Krish Mehta, CEO of PHNX Materials

Krish Mehta

Krish Mehta, CEO of PHNX Materials

Krish Mehta,
CEO of PHNX Materials

📍 Current City: San Francisco (San Francisco Bay Area).

💡 Superpower: Blending business and engineering.

🏆 Fun Fact: He is obsessed with Roger Federer and was the first person in the world to receive official Roger Federer Uniqlo merchandise.

🎓 Education: Stanford MBA + MS, Class of 2024. Specifically, he holds an MBA + MS in Climate from Stanford University Graduate School of Business, where he participated in the E-IPER joint MBA + MS in Climate tech program. He is also a Knight-Hennessy Scholar (KHS). Prior to Stanford, he attended Penn Wharton + Eng, Class of 2018, earning a B.Sc. in Economics, Energy Finance | Statistics from the University of Pennsylvania – The Wharton School.

📞 Claim to Fame: Transforming coal ash through a revolutionary technology to reclaim landfilled coal ash and refine it into critical products. His work is crucial for mining coal ash as an abundant domestic natural resource to secure critical products.

Entrepreneurial Journey

Krish Mehta is the CEO of PHNX Materials, a company founded on the mission of reclaiming, refining, and reinventing yesterday’s coal ash waste into tomorrow’s critical solutions. His ambition to confront climate change originated from witnessing its devastating impact on vulnerable communities in India. This experience fueled his conviction that climate innovation must be commercially viable to achieve large-scale impact. Mehta dedicated his time at Penn and Stanford to studying both engineering and business to pursue this vision.

Prior to launching PHNX, he gained significant experience in heavy industries: he managed the Model 3 P&L (profit and loss) at Tesla for a year and a half (Jan 2021 – Jun 2022), where he received the highest performance rank in both categories (‘demonstrates excellence’ and ‘positively impacts others’). He also advised Fortune 500 companies as an Engagement Manager and Sustainability Fellow in McKinsey’s Sustainability Practice (Aug 2018 – Jan 2021), achieving the fastest promotion to manager ever in the sustainability practice and across the New York and Boston Tech practice. He was rated the highest rank (top 5, distinctive) in every review cycle at McKinsey.

PHNX Materials transforms contaminated landfilled coal ash, addressing the vast environmental issue posed by the 2.9 billion tons (sometimes cited as over 3 billion tons) of coal ash currently sitting in U.S. landfills. The company leverages cutting-edge chemistry to create sustainable resources, which include:

  1. Lower-cost building materials (Supplementary Cementitious Materials/SCMs).
  2. Critical metals (Aluminum, Rare Earths).
  3. Fertilizers.

The core problems PHNX solves are massive: tackling climate change (cement is responsible for 8% of global CO₂ emissions), waste remediation, and securing domestic material supply chains. The solution is exciting because it aligns environmental benefits with economic incentives, unlocking new revenue for incumbents, reducing landfill liabilities, and improving supply chain resilience.

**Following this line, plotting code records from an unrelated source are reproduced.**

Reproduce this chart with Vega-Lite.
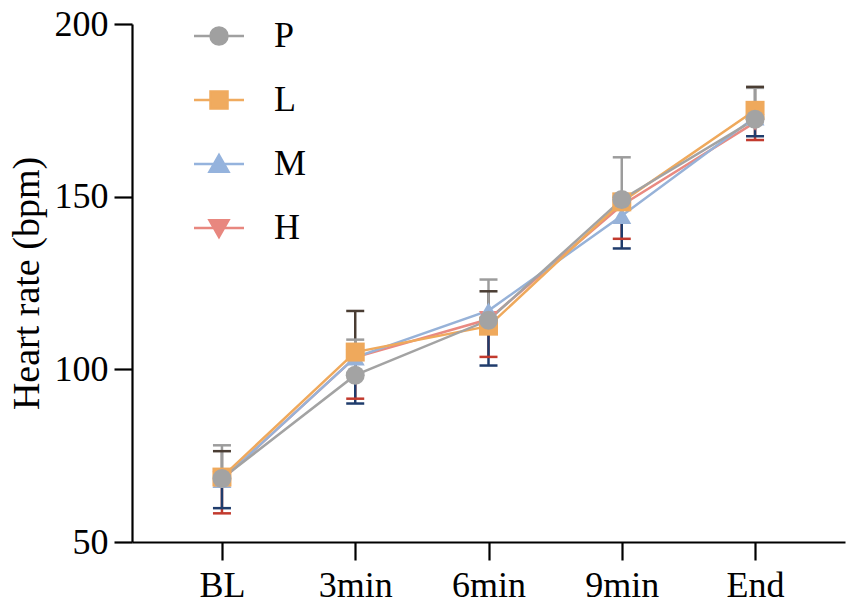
{
  "$schema": "https://vega.github.io/schema/vega-lite/v6.json",
  "width": 713,
  "height": 518,
  "autosize": "none",
  "padding": {"left": 132, "top": 24, "right": 6, "bottom": 62},
  "background": "white",
  "data": {
    "values": [
      {"group": "H", "time": "BL", "mean": 68.0, "cap": 58.3},
      {"group": "H", "time": "3min", "mean": 103.5, "cap": 91.5},
      {"group": "H", "time": "6min", "mean": 114.5, "cap": 103.6},
      {"group": "H", "time": "9min", "mean": 147.5, "cap": 137.8},
      {"group": "H", "time": "End", "mean": 171.5, "cap": 166.4},
      {"group": "M", "time": "BL", "mean": 68.0, "cap": 59.8},
      {"group": "M", "time": "3min", "mean": 103.5, "cap": 90.1},
      {"group": "M", "time": "6min", "mean": 117.0, "cap": 101.1},
      {"group": "M", "time": "9min", "mean": 144.5, "cap": 135.0},
      {"group": "M", "time": "End", "mean": 173.0, "cap": 167.5},
      {"group": "L", "time": "BL", "mean": 68.8, "cap": 76.3},
      {"group": "L", "time": "3min", "mean": 105.0, "cap": 116.9},
      {"group": "L", "time": "6min", "mean": 112.5, "cap": 122.6},
      {"group": "L", "time": "9min", "mean": 148.5, "cap": 150.0},
      {"group": "L", "time": "End", "mean": 175.0, "cap": 181.8},
      {"group": "P", "time": "BL", "mean": 68.4, "cap": 78.0},
      {"group": "P", "time": "3min", "mean": 98.3, "cap": 108.6},
      {"group": "P", "time": "6min", "mean": 114.2, "cap": 126.0},
      {"group": "P", "time": "9min", "mean": 149.2, "cap": 161.4},
      {"group": "P", "time": "End", "mean": 172.4, "cap": 181.5}
    ]
  },
  "encoding": {
    "x": {
      "field": "time",
      "type": "ordinal",
      "sort": ["BL", "3min", "6min", "9min", "End"],
      "scale": {"type": "point", "padding": 0.675},
      "axis": {"title": null, "labelAngle": 0, "labelPadding": 8}
    }
  },
  "layer": [
    {
      "mark": {"type": "rule", "strokeWidth": 2.5},
      "encoding": {
        "y": {
          "field": "mean",
          "type": "quantitative",
          "title": "Heart rate (bpm)",
          "scale": {"domain": [50, 200], "nice": false, "zero": false},
          "axis": {"values": [50, 100, 150, 200], "labelPadding": 6, "titlePadding": 8}
        },
        "y2": {"field": "cap"},
        "color": {
          "condition": [
            {"test": "datum.group == 'P'", "value": "#9c9c9c"},
            {"test": "datum.group == 'L'", "value": "#4a3d33"},
            {"test": "datum.group == 'M'", "value": "#1f3c6c"}
          ],
          "value": "#c23a2e"
        }
      }
    },
    {
      "mark": {"type": "tick", "orient": "horizontal", "size": 18, "thickness": 2.5, "opacity": 1},
      "encoding": {
        "y": {"field": "cap", "type": "quantitative", "scale": {"domain": [50, 200], "nice": false, "zero": false}},
        "order": {"field": "group", "sort": "descending"},
        "color": {
          "condition": [
            {"test": "datum.group == 'P'", "value": "#9c9c9c"},
            {"test": "datum.group == 'L'", "value": "#4a3d33"},
            {"test": "datum.group == 'M'", "value": "#1f3c6c"}
          ],
          "value": "#c23a2e"
        }
      }
    },
    {
      "mark": {"type": "line", "strokeWidth": 2.5},
      "encoding": {
        "y": {"field": "mean", "type": "quantitative", "scale": {"domain": [50, 200], "nice": false, "zero": false}},
        "color": {
          "field": "group",
          "type": "nominal",
          "scale": {"domain": ["P", "L", "M", "H"], "range": ["#a3a3a3", "#efa95c", "#97b2d8", "#e98a82"]},
          "legend": null
        }
      }
    },
    {
      "mark": {"type": "point", "filled": true, "size": 361, "opacity": 1},
      "encoding": {
        "y": {"field": "mean", "type": "quantitative", "scale": {"domain": [50, 200], "nice": false, "zero": false}},
        "color": {"field": "group", "type": "nominal", "legend": null},
        "shape": {
          "field": "group",
          "type": "nominal",
          "scale": {"domain": ["P", "L", "M", "H"], "range": ["circle", "square", "triangle-up", "triangle-down"]},
          "legend": null
        }
      }
    },
    {
      "mark": {"type": "point", "filled": true, "size": 0, "opacity": 1, "strokeWidth": 2.5},
      "encoding": {
        "y": {"field": "mean", "type": "quantitative", "scale": {"domain": [50, 200], "nice": false, "zero": false}},
        "fill": {
          "field": "group",
          "type": "nominal",
          "scale": {"domain": ["P", "L", "M", "H"], "range": ["#a0a0a0", "#f0ab5f", "#95b3dd", "#e8877f"]},
          "legend": {
            "title": null, "orient": "none", "legendX": 69, "legendY": -6, "padding": 0,
            "symbolSize": 625, "symbolStrokeWidth": 2.5, "labelOffset": 37,
            "labelFont": "Liberation Serif", "labelFontSize": 36, "labelColor": "#000000", "rowPadding": 28
          }
        },
        "stroke": {
          "field": "group",
          "type": "nominal",
          "scale": {"domain": ["P", "L", "M", "H"], "range": ["#a0a0a0", "#f0ab5f", "#95b3dd", "#e8877f"]},
          "legend": {
            "title": null, "orient": "none", "legendX": 69, "legendY": -6, "padding": 0,
            "symbolSize": 625, "symbolStrokeWidth": 2.5, "labelOffset": 37,
            "labelFont": "Liberation Serif", "labelFontSize": 36, "labelColor": "#000000", "rowPadding": 28
          }
        },
        "shape": {
          "field": "group",
          "type": "nominal",
          "scale": {
            "domain": ["P", "L", "M", "H"],
            "range": [
              "M-2,0H2M0.68,0A0.68,0.68,0,1,1,-0.68,0A0.68,0.68,0,1,1,0.68,0Z",
              "M-2,0H2M-0.68,-0.68H0.68V0.68H-0.68Z",
              "M-2,0H2M0,-0.72L0.76,0.62H-0.76Z",
              "M-2,0H2M0,0.72L0.76,-0.62H-0.76Z"
            ]
          },
          "legend": {
            "title": null, "orient": "none", "legendX": 69, "legendY": -6, "padding": 0,
            "symbolSize": 625, "symbolStrokeWidth": 2.5, "labelOffset": 37,
            "labelFont": "Liberation Serif", "labelFontSize": 36, "labelColor": "#000000", "rowPadding": 28
          }
        }
      }
    }
  ],
  "resolve": {
    "scale": {"shape": "independent", "fill": "independent", "stroke": "independent"},
    "legend": {"shape": "independent", "fill": "independent", "stroke": "independent"}
  },
  "config": {
    "view": {"stroke": null},
    "font": "Liberation Serif",
    "axis": {
      "grid": false,
      "domainColor": "#000000",
      "domainWidth": 2.2,
      "tickColor": "#000000",
      "tickWidth": 2.2,
      "tickSize": 18,
      "labelFont": "Liberation Serif",
      "labelFontSize": 36,
      "labelColor": "#000000",
      "titleFont": "Liberation Serif",
      "titleFontSize": 38,
      "titleFontWeight": "normal",
      "titleColor": "#000000"
    }
  }
}
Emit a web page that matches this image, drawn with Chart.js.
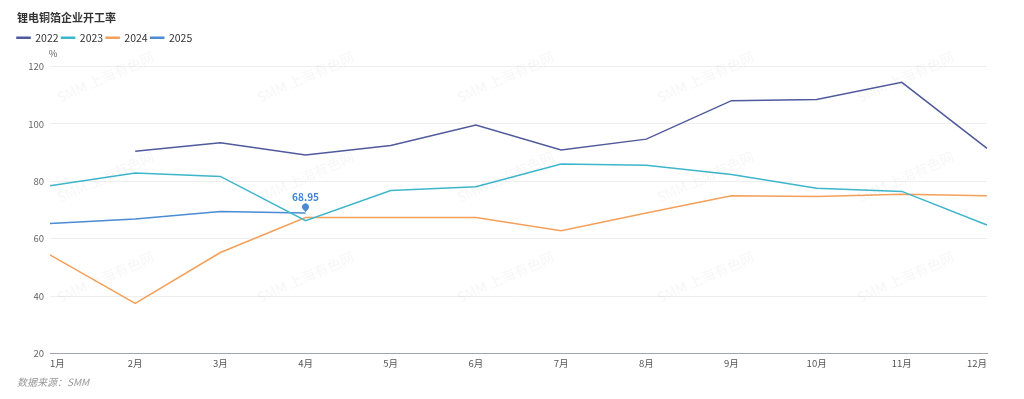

Mehta, who is an Activate Fellow and was named to Forbes 30 Under 30, officially announced PHNX Materials in 2023. The journey has moved rapidly; just one year after its inception, the company moved from concept to deployment.

Key Milestones and Infrastructure:

  • PHNX’s SF pilot facility is officially live, producing 0.5 tons/day of SCM and fertilizers.
  • The company is setting up a continuous, on-site Commercial Pilot Facility in Ohio, which will process up to 600 tons of coal ash per year into low-cost cement substitutes and fertilizers.
  • The Ohio Department of Development supported this vision with a $2M grant.
  • PHNX received the Outstanding Achievement Award at the Defense Logistics Agency’s Collider Day, recognizing the national security impact of securing a domestic source of critical minerals by extracting them from coal ash.

Mehta credits Stanford for shaping the mindset and providing the infrastructure needed for PHNX. The university served as a launchpad, offering programs like the TomKat Center (early funding and mentorship), the Stanford Impact Fellowship (freedom to pursue PHNX full-time), and technical foundations for scaling hard-tech solutions via the Doerr School.

Looking ahead, the goal is for PHNX to operate multiple full-scale plants in five years, processing hundreds of thousands of tons of coal ash annually. Success will look like lowering infrastructure costs in the region by 15%, creating jobs for over 300 individuals, and avoiding 2M tons of CO2 per year. Mehta notes that the biggest current challenge is navigating the stakeholder maze (utilities, regulators, investors, buyers) and orchestrating the entire ecosystem to move in sync.

Krish Mehta’s driving mission is clear: to develop climate technologies that simultaneously bend the emissions curve and the equity curve.